CHALLENGE:
Transcribe the listing that follows in full, omitting pictures.

COLLECTED MATERIAL:

-- Begin --

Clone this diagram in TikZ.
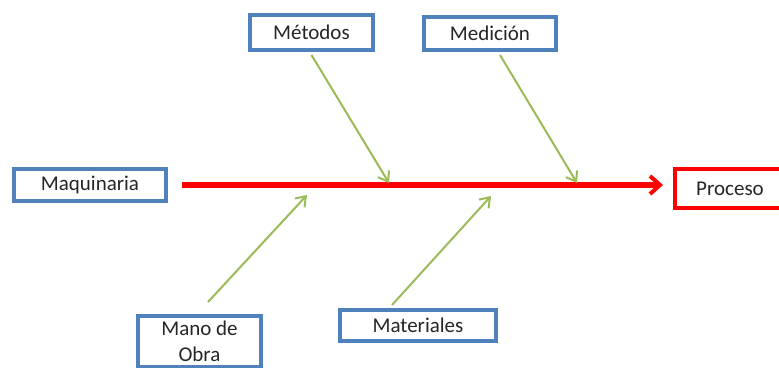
\documentclass[tikz,border=0pt]{standalone}
\usepackage{fontspec}
\setmainfont{Carlito}
\usetikzlibrary{arrows.meta,calc}
\definecolor{boxblue}{HTML}{4F81BD}
\definecolor{armgreen}{HTML}{9BBB59}
\definecolor{spinered}{HTML}{FF0000}
\tikzset{
  cause/.style={draw=boxblue, line width=4pt, fill=white, inner sep=0pt,
    font=\fontsize{21}{26}\selectfont, text=black!85, align=center},
  effect/.style={draw=spinered, line width=4pt, fill=white, inner sep=0pt,
    font=\fontsize{21}{26}\selectfont, text=black!85},
  arm/.style={draw=armgreen, line width=2pt, -{Straight Barb[length=9pt,width=13pt,line width=2pt]}},
  spine/.style={draw=spinered, line width=5.5pt, -{Straight Barb[length=10pt,width=18pt,line width=4pt]}}
}
\begin{document}
\begin{tikzpicture}[x=1pt,y=-1pt]
\useasboundingbox (0,0) rectangle (779,367);
\clip (0,0) rectangle (779,367);
\node[cause, minimum width=152pt, minimum height=32pt] (maq) at (90,185) {Maquinaria};
\node[cause, minimum width=123pt, minimum height=35pt] (met) at (311.5,32.5) {Métodos};
\node[cause, minimum width=132pt, minimum height=33pt] (med) at (490,33.5) {Medición};
\node[cause, minimum width=156pt, minimum height=31pt] (mat) at (418,325.5) {Materiales};
\node[cause, minimum width=123pt, minimum height=51pt, anchor=north] (mano) at (199.5,314) {Mano de\\Obra};
\draw[boxblue, line width=4pt] (mano.south west) -- ++(0,20) (mano.south east) -- ++(0,20);
\node[effect, minimum width=110pt, minimum height=39pt] (pro) at (730,188.5) {Proceso};
\coordinate (t1) at (389,183);
\coordinate (t2) at (577,183);
\coordinate (t3) at (307,195);
\coordinate (t4) at (491,196);
\coordinate (send) at (663,185);
\draw[spine] ([xshift=14pt]maq.east) -- (send);
\draw[arm] ($(met.south)+(0,3)$) -- (t1);
\draw[arm] ($(med.south)+(10,3)$) -- (t2);
\draw[arm] ($(mano.north)+(8.5,-12)$) -- (t3);
\draw[arm] ($(mat.north)+(-26,-3)$) -- (t4);
\end{tikzpicture}
\end{document}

-- End --

THE OUTPUT:
Clone this diagram in TikZ.
\documentclass[tikz,border=0pt]{standalone}
\usepackage{fontspec}
\setmainfont{Carlito}
\usetikzlibrary{arrows.meta,calc}
\definecolor{boxblue}{HTML}{4F81BD}
\definecolor{armgreen}{HTML}{9BBB59}
\definecolor{spinered}{HTML}{FF0000}
\tikzset{
  cause/.style={draw=boxblue, line width=4pt, fill=white, inner sep=0pt,
    font=\fontsize{21}{26}\selectfont, text=black!85, align=center},
  effect/.style={draw=spinered, line width=4pt, fill=white, inner sep=0pt,
    font=\fontsize{21}{26}\selectfont, text=black!85},
  arm/.style={draw=armgreen, line width=2pt, -{Straight Barb[length=9pt,width=13pt,line width=2pt]}},
  spine/.style={draw=spinered, line width=5.5pt, -{Straight Barb[length=10pt,width=18pt,line width=4pt]}}
}
\begin{document}
\begin{tikzpicture}[x=1pt,y=-1pt]
\useasboundingbox (0,0) rectangle (779,367);
\clip (0,0) rectangle (779,367);
\node[cause, minimum width=152pt, minimum height=32pt] (maq) at (90,185) {Maquinaria};
\node[cause, minimum width=123pt, minimum height=35pt] (met) at (311.5,32.5) {Métodos};
\node[cause, minimum width=132pt, minimum height=33pt] (med) at (490,33.5) {Medición};
\node[cause, minimum width=156pt, minimum height=31pt] (mat) at (418,325.5) {Materiales};
\node[cause, minimum width=123pt, minimum height=51pt, anchor=north] (mano) at (199.5,314) {Mano de\\Obra};
\draw[boxblue, line width=4pt] (mano.south west) -- ++(0,20) (mano.south east) -- ++(0,20);
\node[effect, minimum width=110pt, minimum height=39pt] (pro) at (730,188.5) {Proceso};
\coordinate (t1) at (389,183);
\coordinate (t2) at (577,183);
\coordinate (t3) at (307,195);
\coordinate (t4) at (491,196);
\coordinate (send) at (663,185);
\draw[spine] ([xshift=14pt]maq.east) -- (send);
\draw[arm] ($(met.south)+(0,3)$) -- (t1);
\draw[arm] ($(med.south)+(10,3)$) -- (t2);
\draw[arm] ($(mano.north)+(8.5,-12)$) -- (t3);
\draw[arm] ($(mat.north)+(-26,-3)$) -- (t4);
\end{tikzpicture}
\end{document}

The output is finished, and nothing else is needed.